At school, we just finished up a two day Renaissance Festival with our 8th grade class. In one of my sessions, snacks were brought for the students to eat, a box of clementine oranges and a bag of pretzels. Normally, I don’t allow food in the music room. One reason is there isn’t compost buckets anywhere near the music rooms so food waste ends up in the trash or just left in a practice room. It’s nasty and attracts rodents, insects, or worse. I wanted the kids to eat, so I took out my lunch tiffin and told the students to put their clementine peels in my tiffin and I would take them home and compost them.
This led us to a discussion about my family’s trash. I explained that it had been 8 weeks (now 9) since I had last taken a bag of trash to the landfill.
One of the students asked, “Doesn’t your trash stink? You said it has been 8 weeks, it must smell really bad.”
When you put food waste in your trash, it rots and eventually produces methane.
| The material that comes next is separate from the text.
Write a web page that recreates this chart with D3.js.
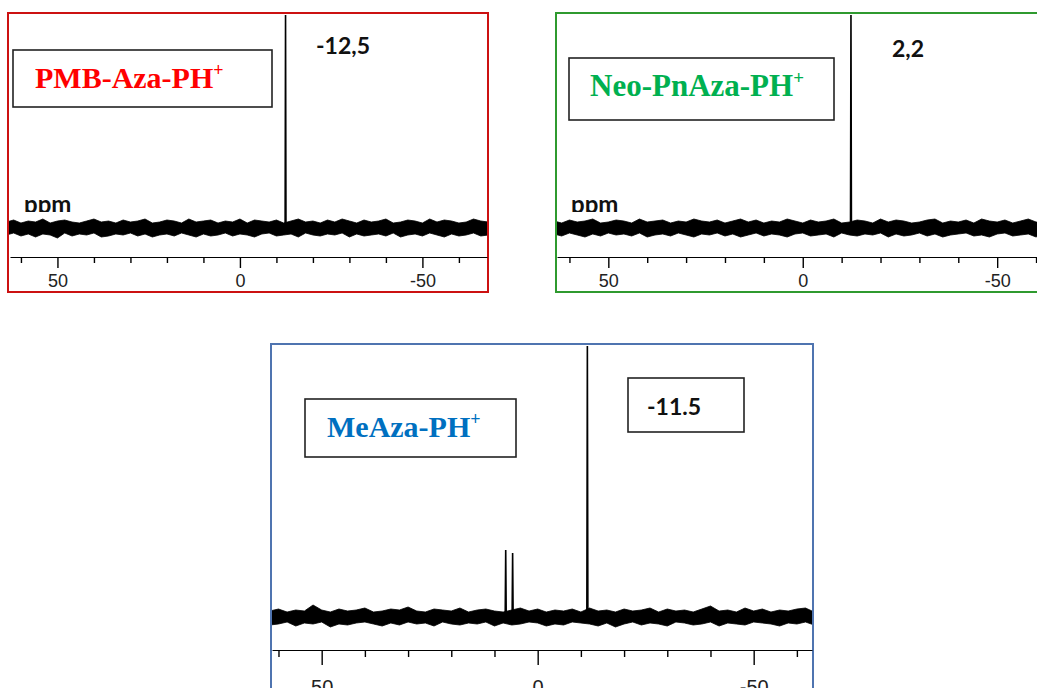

“In landfills, organic materials, like food scraps and yard trimmings, are broken down by bacteria to produce methane. Methane, a potent greenhouse gas, is shown to have a warming potential of 21 times that of carbon dioxide.” EPA.
Some municipalities might bottle the methane and use it as fuel some others flare it. Either way it smells bad and is a total waste of energy that could have been used to create healthy soil and grow food.
Composting our food scraps not only makes awesome soil for our gardens, it reduces the creation of methane. Seems like a win-win to me.
Clean plastic wrappers don’t smell, they just last a really long time in our environment and they don’t really add any positive benefit to us as consumers. Keeping that in mind changes the way you look at a bag of pretzels. The product inside might be gone in a matter of minutes but the bag will last a lifetime.